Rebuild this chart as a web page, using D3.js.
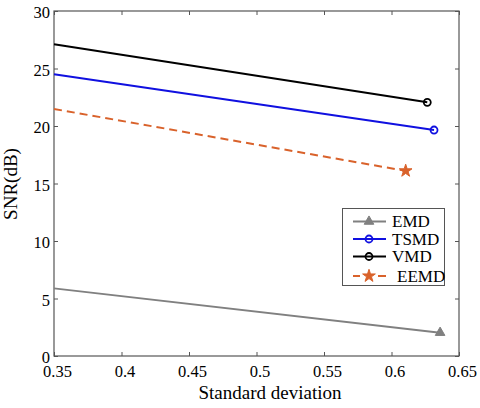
<!DOCTYPE html>
<html>
<head>
<meta charset="utf-8">
<script src="https://cdn.jsdelivr.net/npm/d3@7"></script>
<style>
body { margin: 0; background: #fff; }
svg text { font-family: 'Liberation Serif', 'Times New Roman', 'DejaVu Serif', serif !important; }
</style>
</head>
<body>
<div id="chart"></div>
<script>
var xTicks = [0.35, 0.4, 0.45, 0.5, 0.55, 0.6, 0.65];
var yTicks = [0, 5, 10, 15, 20, 25, 30];

var seriesNames = ["EMD", "TSMD", "VMD", "EEMD"];
var emdX = [0.35, 0.636], emdY = [5.88, 2.03];
var tsmdX = [0.35, 0.6315], tsmdY = [24.5, 19.65];
var vmdX = [0.35, 0.6265], vmdY = [27.1, 22.06];
var eemdX = [0.35, 0.6105], eemdY = [21.48, 16.1];

var series = [
    { name: seriesNames[0], xs: emdX, ys: emdY, color: "#808080", dash: null, marker: "triangle" },
    { name: seriesNames[1], xs: tsmdX, ys: tsmdY, color: "#1010e0", dash: null, marker: "circle" },
    { name: seriesNames[2], xs: vmdX, ys: vmdY, color: "#000000", dash: null, marker: "circle" },
    { name: seriesNames[3], xs: eemdX, ys: eemdY, color: "#d9622b", dash: "8,5", marker: "star" }
];

var width = 480, height = 408;
var padL = 54, padR = 459, padT = 11, padB = 356;

var svg = d3.select("#chart").append("svg")
    .attr("width", width)
    .attr("height", height);

var xScale = d3.scaleLinear().domain([0.35, 0.65]).range([padL, padR]);
var yScale = d3.scaleLinear().domain([0, 30]).range([padB, padT]);

// frame
svg.append("rect")
    .attr("x", padL).attr("y", padT)
    .attr("width", padR - padL).attr("height", padB - padT)
    .attr("fill", "none").attr("stroke", "#555").attr("stroke-width", 1.2);

var xAxis = d3.axisBottom(xScale).tickValues(xTicks).tickSizeInner(-4).tickSizeOuter(0)
    .tickFormat(function (d) { return String(+d.toFixed(2)); }).tickPadding(9);
svg.append("g")
    .attr("class", "axis xaxis")
    .attr("transform", "translate(0," + padB + ")")
    .call(xAxis);
svg.selectAll(".xaxis text").attr("dx", 3);

svg.append("g")
    .attr("transform", "translate(0," + padT + ")")
    .call(d3.axisTop(xScale).tickValues(xTicks).tickSizeInner(-4).tickSizeOuter(0).tickFormat(""));

var yAxis = d3.axisLeft(yScale).tickValues(yTicks).tickSizeInner(-4).tickSizeOuter(0).tickPadding(4);
svg.append("g")
    .attr("class", "axis yaxis")
    .attr("transform", "translate(" + padL + ",0)")
    .call(yAxis);
svg.selectAll(".yaxis text").attr("dy", "0.42em");

svg.append("g")
    .attr("transform", "translate(" + padR + ",0)")
    .call(d3.axisRight(yScale).tickValues(yTicks).tickSizeInner(-4).tickSizeOuter(0).tickFormat(""));

svg.selectAll(".domain").remove();
svg.selectAll(".tick line").attr("stroke", "#555");
svg.selectAll(".axis text")
    .attr("fill", "#000")
    .attr("font-family", null)
    .style("font-size", "16.5px");

// lines
var line = d3.line()
    .x(function (d) { return xScale(d[0]); })
    .y(function (d) { return yScale(d[1]); });

function drawMarker(g, type, x, y, color) {
    if (type === "triangle") {
        g.append("path")
            .attr("d", d3.symbol().type(d3.symbolTriangle).size(40)())
            .attr("transform", "translate(" + x + "," + y + ")")
            .attr("fill", color).attr("stroke", color);
    } else if (type === "circle") {
        g.append("circle")
            .attr("cx", x).attr("cy", y).attr("r", 3.5)
            .attr("fill", "none").attr("stroke", color).attr("stroke-width", 1.8);
    } else {
        g.append("path")
            .attr("d", d3.symbol().type(d3.symbolStar).size(50)())
            .attr("transform", "translate(" + x + "," + y + ")")
            .attr("fill", color).attr("stroke", color);
    }
}

series.forEach(function (s) {
    var pts = s.xs.map(function (x, i) { return [x, s.ys[i]]; });
    svg.append("path")
        .datum(pts)
        .attr("d", line)
        .attr("fill", "none")
        .attr("stroke", s.color)
        .attr("stroke-width", 2)
        .attr("stroke-dasharray", s.dash);
    var last = pts[pts.length - 1];
    drawMarker(svg, s.marker, xScale(last[0]), yScale(last[1]), s.color);
});

// legend
var legend = svg.append("g");
legend.append("rect")
    .attr("x", 342.5).attr("y", 208.5)
    .attr("width", 102).attr("height", 77)
    .attr("fill", "#fff").attr("stroke", "#555").attr("stroke-width", 1);
var legendY = [221.5, 239, 256.5, 276];
var legendTextX = [392, 392, 392, 397];
series.forEach(function (s, i) {
    var y = legendY[i];
    legend.append("line")
        .attr("x1", 353).attr("x2", 386).attr("y1", y).attr("y2", y)
        .attr("stroke", s.color).attr("stroke-width", 2)
        .attr("stroke-dasharray", s.dash ? "7,18,8" : null);
    drawMarker(legend, s.marker, 369, y, s.color);
    legend.append("text")
        .attr("x", legendTextX[i]).attr("y", y + 5.5)
        .style("font-size", "17px")
        .attr("fill", "#000")
        .text(s.name);
});

// labels
svg.append("text")
    .attr("x", 270).attr("y", 399)
    .attr("text-anchor", "middle")
    .style("font-size", "19px")
    .text("Standard deviation");

svg.append("text")
    .attr("transform", "translate(17,184) rotate(-90)")
    .attr("text-anchor", "middle")
    .style("font-size", "19px")
    .text("SNR(dB)");
</script>
</body>
</html>
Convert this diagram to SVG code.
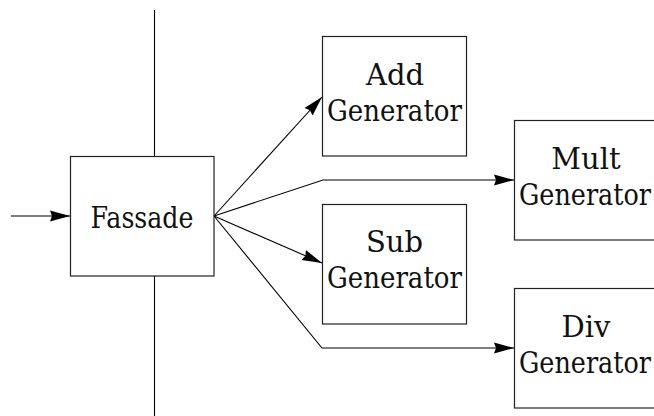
<svg xmlns="http://www.w3.org/2000/svg" width="654" height="416" viewBox="0 0 654 416">
<style>
.box{fill:#fff;stroke:#222;stroke-width:1.2}
.ln{fill:none;stroke:#000;stroke-width:1.1}
.t{font-family:"DejaVu Serif","Liberation Serif",serif;font-size:29px;fill:#111;text-anchor:middle}
</style>
<defs>
<marker id="ah" markerUnits="userSpaceOnUse" markerWidth="21" markerHeight="12" refX="20" refY="6" orient="auto" viewBox="0 0 21 12">
<path d="M0,0.5 L20,6 L0,11.5 L2,6 z" fill="#000"/>
</marker>
</defs>
<g id="connectors">
<line class="ln" x1="154.5" y1="10" x2="154.5" y2="156"/>
<line class="ln" x1="154.5" y1="276" x2="154.5" y2="416"/>
<line class="ln" x1="11" y1="216" x2="70" y2="216" marker-end="url(#ah)"/>
<line class="ln" x1="214" y1="216" x2="322" y2="97" marker-end="url(#ah)"/>
<polyline class="ln" points="214,216 323,180 514,180" marker-end="url(#ah)"/>
<line class="ln" x1="214" y1="216" x2="322" y2="263" marker-end="url(#ah)"/>
<polyline class="ln" points="214,216 322,348 514,348" marker-end="url(#ah)"/>
</g>
<g id="fassade">
<rect class="box" x="70.5" y="156.5" width="143.5" height="119.5"/>
<text class="t" x="142" y="228" textLength="103" lengthAdjust="spacingAndGlyphs">Fassade</text>
</g>
<g id="add">
<rect class="box" x="322.5" y="36.5" width="144" height="119.5"/>
<text class="t" x="395" y="85">Add</text>
<text class="t" x="394.5" y="121" textLength="135" lengthAdjust="spacingAndGlyphs">Generator</text>
</g>
<g id="mult">
<rect class="box" x="514.5" y="120.5" width="145" height="119.5"/>
<text class="t" x="586" y="169">Mult</text>
<text class="t" x="585" y="205" textLength="132" lengthAdjust="spacingAndGlyphs">Generator</text>
</g>
<g id="sub">
<rect class="box" x="322.5" y="204.5" width="144" height="119.5"/>
<text class="t" x="394.5" y="252">Sub</text>
<text class="t" x="394.5" y="288" textLength="135" lengthAdjust="spacingAndGlyphs">Generator</text>
</g>
<g id="div">
<rect class="box" x="514.5" y="288.5" width="145" height="119.5"/>
<text class="t" x="586" y="337">Div</text>
<text class="t" x="585" y="373" textLength="132" lengthAdjust="spacingAndGlyphs">Generator</text>
</g>
</svg>
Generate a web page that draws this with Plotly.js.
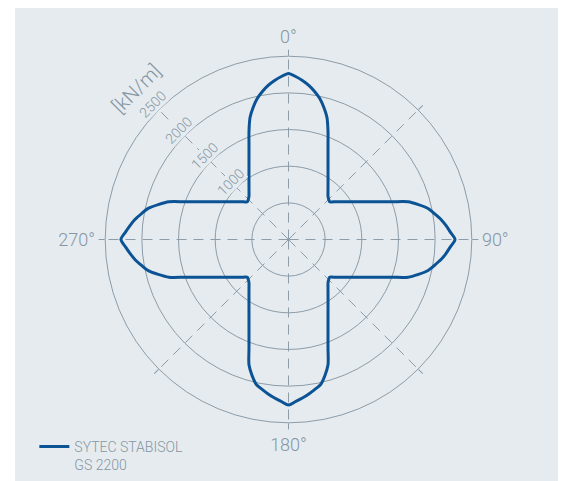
<!DOCTYPE html>
<html>
<head>
<meta charset="utf-8">
<script src="https://cdn.plot.ly/plotly-3.0.1.min.js"></script>
<style>html,body{margin:0;padding:0;background:#fff;}#chart{width:563px;height:481px;}</style>
</head>
<body>
<div id="chart"></div>
<script>
// Direction (degrees, clockwise from top) and tensile strength [kN/m]
const thetaDeg = [
  0, 2.5, 5, 7.5, 10, 12.5, 15, 17.5, 20, 22.5, 25, 30, 35, 40, 42.5, 45,
  47.5, 50, 55, 60, 65, 67.5, 70, 72.5, 75, 77.5, 80, 82.5, 85, 87.5, 90,
  92.5, 95, 97.5, 100, 102.5, 105, 107.5, 110, 112.5, 115, 120, 125, 130, 132.5, 135,
  137.5, 140, 145, 150, 155, 157.5, 160, 162.5, 165, 167.5, 170, 172.5, 175, 177.5, 180,
  182.5, 185, 187.5, 190, 192.5, 195, 197.5, 200, 202.5, 205, 210, 215, 220, 222.5, 225,
  227.5, 230, 235, 240, 245, 247.5, 250, 252.5, 255, 257.5, 260, 262.5, 265, 267.5, 270,
  272.5, 275, 277.5, 280, 282.5, 285, 287.5, 290, 292.5, 295, 300, 305, 310, 312.5, 315,
  317.5, 320, 325, 330, 335, 337.5, 340, 342.5, 345, 347.5, 350, 352.5, 355, 357.5, 360
];
const strength = [
  2265, 2225, 2177, 2120, 2050, 1970, 1865, 1745, 1575, 1408, 1275, 1078, 940, 838, 798, 775,
  761, 800, 896, 1028, 1217, 1344, 1503, 1710, 1835, 1950, 2023, 2098, 2158, 2212, 2271,
  2212, 2158, 2098, 2023, 1950, 1835, 1710, 1503, 1344, 1217, 1028, 896, 800, 761, 775,
  798, 838, 940, 1078, 1275, 1408, 1575, 1792, 1920, 2026, 2076, 2125, 2171, 2212, 2257,
  2212, 2171, 2125, 2076, 2026, 1920, 1792, 1575, 1408, 1275, 1078, 940, 838, 798, 775,
  761, 800, 896, 1028, 1217, 1344, 1503, 1710, 1840, 1960, 2035, 2110, 2170, 2228, 2285,
  2228, 2170, 2110, 2035, 1960, 1840, 1710, 1503, 1344, 1217, 1028, 896, 800, 761, 775,
  798, 838, 940, 1078, 1275, 1408, 1575, 1745, 1865, 1970, 2050, 2120, 2177, 2225, 2265
];
const seriesName = 'SYTEC STABISOL<br>GS 2200';
const radialTicks = [500, 1000, 1500, 2000, 2500];
const radialTickText = ['', '1000', '1500', '2000', '2500'];
const angleTicks = [0, 45, 90, 135, 180, 225, 270, 315];
const angleTickText = ['0°', '', '90°', '', '180°', '', '270°', ''];
const unitLabel = '[kN/m]';
const labelDirDeg = 315; // radial labels sit on the 315° spoke (clockwise from top = upper-left)

const FONT = 'Roboto, "Open Sans", sans-serif';
const TXT = '#8496a3';
const GRID = '#8c9ca8';
const BG = '#e6ebef';
const RMAX = radialTicks[radialTicks.length - 1];

const polarDomX = [105.2 / 563, 471.8 / 563];
const polarDomY = [1 - 422.8 / 481, 1 - 56.2 / 481];

const trace = {
  type: 'scatterpolar',
  r: strength,
  theta: thetaDeg,
  mode: 'lines',
  name: seriesName,
  line: {color: '#0b5394', width: 3, shape: 'spline', smoothing: 0.8},
  hoverinfo: 'skip'
};
// invisible helper trace so the overlay cartesian axes (used to place radial labels) exist
const helper = {type: 'scatter', x: [], y: [], xaxis: 'x', yaxis: 'y', showlegend: false, hoverinfo: 'skip'};

// radial tick labels along the labelled spoke, placed through the overlay axes' scales
const dir = labelDirDeg * Math.PI / 180;
const radialLabels = [];
radialTicks.forEach((v, i) => {
  if (!radialTickText[i]) return;
  radialLabels.push({
    text: radialTickText[i], xref: 'x', yref: 'y',
    x: v * Math.sin(dir), y: v * Math.cos(dir),
    xanchor: 'center', yanchor: 'middle',
    xshift: -6, yshift: 6,
    showarrow: false, textangle: -45,
    bgcolor: BG, borderpad: 0,
    font: {family: FONT, size: 14, color: TXT, weight: 300}
  });
});

const layout = {
  width: 563, height: 481,
  margin: {l: 0, r: 0, t: 0, b: 0},
  paper_bgcolor: '#ffffff',
  plot_bgcolor: 'rgba(0,0,0,0)',
  font: {family: FONT, color: TXT, weight: 300},
  showlegend: true,
  legend: {
    x: 0.061, y: 0, xanchor: 'left', yanchor: 'bottom',
    bgcolor: 'rgba(0,0,0,0)', valign: 'top',
    font: {family: FONT, size: 14, color: TXT, weight: 300},
    itemwidth: 30
  },
  xaxis: {domain: polarDomX, range: [-RMAX, RMAX], visible: false, fixedrange: true},
  yaxis: {domain: polarDomY, range: [-RMAX, RMAX], visible: false, fixedrange: true},
  shapes: [{
    type: 'rect', xref: 'paper', yref: 'paper', layer: 'below',
    x0: 15 / 563, x1: 558 / 563, y0: 0, y1: 1 - 8 / 481,
    fillcolor: BG, line: {width: 0}
  }],
  annotations: [{
    text: unitLabel, xref: 'paper', yref: 'paper',
    x: 136 / 563, y: 1 - 89 / 481, xanchor: 'center', yanchor: 'middle',
    showarrow: false, textangle: -45,
    font: {family: FONT, size: 20, color: TXT, weight: 300}
  }].concat(radialLabels),
  polar: {
    domain: {x: polarDomX, y: polarDomY},
    bgcolor: BG,
    radialaxis: {
      range: [0, RMAX], tickmode: 'array', tickvals: radialTicks, ticktext: radialTickText,
      angle: 135, showticklabels: false, showline: false, ticks: '',
      showgrid: true, gridcolor: GRID, gridwidth: 1
    },
    angularaxis: {
      rotation: 90, direction: 'clockwise',
      tickmode: 'array', tickvals: angleTicks, ticktext: angleTickText,
      ticks: 'outside', ticklen: 6, tickcolor: GRID, tickwidth: 1,
      showgrid: true, gridcolor: GRID, gridwidth: 1, griddash: '10px,7px',
      showline: true, linecolor: GRID, linewidth: 1,
      tickfont: {family: FONT, size: 18, color: TXT, weight: 300}
    }
  }
};

Plotly.newPlot('chart', [trace, helper], layout, {displayModeBar: false, staticPlot: true});
</script>
</body>
</html>
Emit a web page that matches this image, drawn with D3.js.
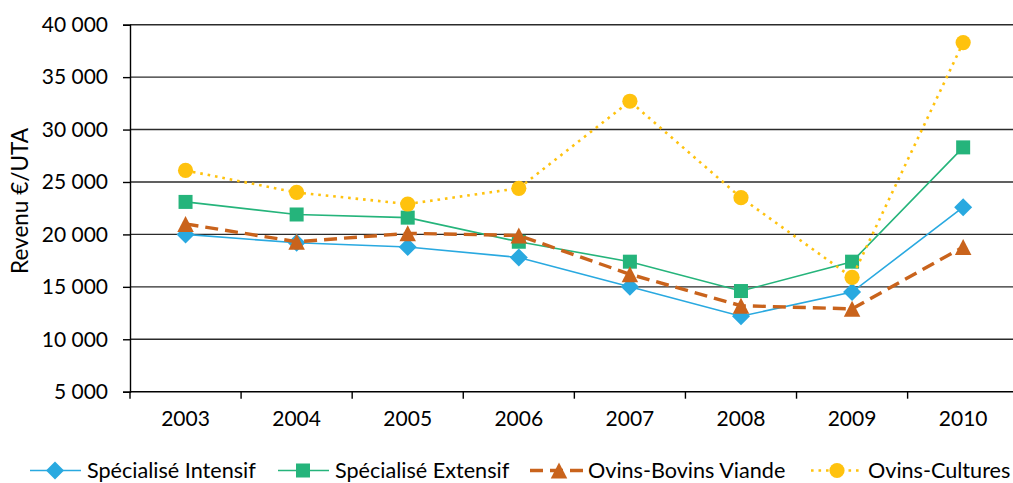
<!DOCTYPE html>
<html>
<head>
<meta charset="utf-8">
<script src="https://cdn.jsdelivr.net/npm/d3@7"></script>
<style>
  html, body { margin: 0; padding: 0; background: #fff; }
  svg { display: block; font-family: "Lato", "Open Sans", sans-serif; }
</style>
</head>
<body>
<svg id="chart" width="1013" height="483"></svg>
<script>
// Revenu par UTA selon le type d'exploitation ovine, 2003-2010
const years = ["2003", "2004", "2005", "2006", "2007", "2008", "2009", "2010"];
const specialiseIntensif = [20000, 19200, 18800, 17800, 15000, 12200, 14500, 22600];
const specialiseExtensif = [23100, 21900, 21600, 19300, 17400, 14600, 17400, 28300];
const ovinsBovinsViande  = [21000, 19300, 20100, 19900, 16200, 13200, 12900, 18800];
const ovinsCultures      = [26100, 24000, 22900, 24400, 32700, 23500, 15900, 38300];
const yTicks = [5000, 10000, 15000, 20000, 25000, 30000, 35000, 40000];
const seriesNames = ["Spécialisé Intensif", "Spécialisé Extensif", "Ovins-Bovins Viande", "Ovins-Cultures"];

const series = [
  { name: seriesNames[0], values: specialiseIntensif, color: "#29A9E0", width: 1.6, dash: null, marker: "diamond" },
  { name: seriesNames[1], values: specialiseExtensif, color: "#25B47B", width: 1.6, dash: null, marker: "square" },
  { name: seriesNames[2], values: ovinsBovinsViande,  color: "#C9631C", width: 3.4, dash: "13,7", marker: "triangle" },
  { name: seriesNames[3], values: ovinsCultures,      color: "#FFC20E", width: 2.6, dash: "2.6,4.9", marker: "circle" }
];

const svg = d3.select("#chart");
const plotLeft = 130, plotRight = 1018.7, plotTop = 24.7, plotBottom = 391.7;

const x = d3.scaleBand().domain(years).range([plotLeft, plotRight]).padding(0);
const y = d3.scaleLinear().domain([5000, 40000]).range([plotBottom, plotTop]);

const fmt = v => d3.format(",")(v).replace(/,/g, " ");

// horizontal gridlines
svg.append("g")
  .selectAll("line")
  .data(yTicks.filter(t => t > 5000))
  .join("line")
  .attr("x1", plotLeft).attr("x2", plotRight)
  .attr("y1", d => y(d)).attr("y2", d => y(d))
  .attr("stroke", "#2b2b2b").attr("stroke-width", 1.4);

// y axis
const yAxis = svg.append("g")
  .attr("transform", `translate(${plotLeft},0)`)
  .call(d3.axisLeft(y).tickValues(yTicks).tickFormat(fmt).tickSize(7).tickPadding(15));
yAxis.select(".domain").attr("stroke", "#000").attr("stroke-width", 1.4);
yAxis.selectAll(".tick line").attr("stroke", "#000").attr("stroke-width", 1.4);
yAxis.selectAll(".tick text").attr("font-size", 21).attr("fill", "#000")
  .attr("font-family", "Lato, sans-serif");

// x axis with ticks between the categories
const xAxisG = svg.append("g").attr("transform", `translate(0,${plotBottom})`);
xAxisG.append("line").attr("x1", plotLeft).attr("x2", plotRight)
  .attr("stroke", "#000").attr("stroke-width", 1.4);
const bounds = years.map(d => x(d)).concat([plotRight]);
xAxisG.selectAll("line.tk").data(bounds).join("line").attr("class", "tk")
  .attr("x1", d => d).attr("x2", d => d).attr("y1", 0).attr("y2", 7)
  .attr("stroke", "#000").attr("stroke-width", 1.4);
xAxisG.selectAll("text").data(years).join("text")
  .attr("x", d => x(d) + x.bandwidth() / 2)
  .attr("y", 34)
  .attr("text-anchor", "middle")
  .attr("font-size", 21)
  .attr("fill", "#000")
  .text(d => d);

// y axis title
svg.append("text")
  .attr("transform", `translate(28,201) rotate(-90)`)
  .attr("text-anchor", "middle")
  .attr("font-size", 22.5)
  .attr("fill", "#000")
  .text("Revenu €/UTA");

function drawMarker(g, type, cx, cy, color) {
  if (type === "diamond") {
    const r = 9;
    g.append("path").attr("d", `M${cx},${cy - r}L${cx + r},${cy}L${cx},${cy + r}L${cx - r},${cy}Z`).attr("fill", color);
  } else if (type === "square") {
    const s = 14;
    g.append("rect").attr("x", cx - s / 2).attr("y", cy - s / 2).attr("width", s).attr("height", s).attr("fill", color);
  } else if (type === "triangle") {
    const w = 16.5, h = 16;
    g.append("path").attr("d", `M${cx},${cy - h / 2}L${cx + w / 2},${cy + h / 2}L${cx - w / 2},${cy + h / 2}Z`).attr("fill", color);
  } else {
    g.append("circle").attr("cx", cx).attr("cy", cy).attr("r", 7.6).attr("fill", color);
  }
}

const line = d3.line()
  .x((d, i) => x(years[i]) + x.bandwidth() / 2)
  .y(d => y(d));

series.forEach(s => {
  const g = svg.append("g");
  g.append("path")
    .attr("d", line(s.values))
    .attr("fill", "none")
    .attr("stroke", s.color)
    .attr("stroke-width", s.width)
    .attr("stroke-dasharray", s.dash);
  s.values.forEach((v, i) => drawMarker(g, s.marker, x(years[i]) + x.bandwidth() / 2, y(v), s.color));
});

// legend
const legendY = 470.5;
const legendItems = [
  { x0: 30, x1: 81, mx: 55, tx: 87 },
  { x0: 278, x1: 329, mx: 303, tx: 335 },
  { x0: 530, x1: 586, mx: 559, tx: 588 },
  { x0: 811, x1: 859, mx: 837, tx: 868 }
];
series.forEach((s, i) => {
  const it = legendItems[i];
  const g = svg.append("g");
  g.append("line")
    .attr("x1", it.x0).attr("x2", it.x1)
    .attr("y1", legendY).attr("y2", legendY)
    .attr("stroke", s.color)
    .attr("stroke-width", s.width)
    .attr("stroke-dasharray", s.dash);
  drawMarker(g, s.marker, it.mx, legendY, s.color);
  g.append("text")
    .attr("x", it.tx).attr("y", legendY)
    .attr("dy", "0.36em")
    .attr("font-size", 21.6)
    .attr("fill", "#000")
    .text(s.name);
});
</script>
</body>
</html>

* **WHAT IS EXPECTED**:
Begin at the first line of the material and copy each line exactly through the one containing "var eemdX = [0.35, 0.6105], eemdY". Omit pictures.

* **RESULT OF THIS TASK**:
Rebuild this chart as a web page, using D3.js.
<!DOCTYPE html>
<html>
<head>
<meta charset="utf-8">
<script src="https://cdn.jsdelivr.net/npm/d3@7"></script>
<style>
body { margin: 0; background: #fff; }
svg text { font-family: 'Liberation Serif', 'Times New Roman', 'DejaVu Serif', serif !important; }
</style>
</head>
<body>
<div id="chart"></div>
<script>
var xTicks = [0.35, 0.4, 0.45, 0.5, 0.55, 0.6, 0.65];
var yTicks = [0, 5, 10, 15, 20, 25, 30];

var seriesNames = ["EMD", "TSMD", "VMD", "EEMD"];
var emdX = [0.35, 0.636], emdY = [5.88, 2.03];
var tsmdX = [0.35, 0.6315], tsmdY = [24.5, 19.65];
var vmdX = [0.35, 0.6265], vmdY = [27.1, 22.06];
var eemdX = [0.35, 0.6105], eemdY = [21.48, 16.1];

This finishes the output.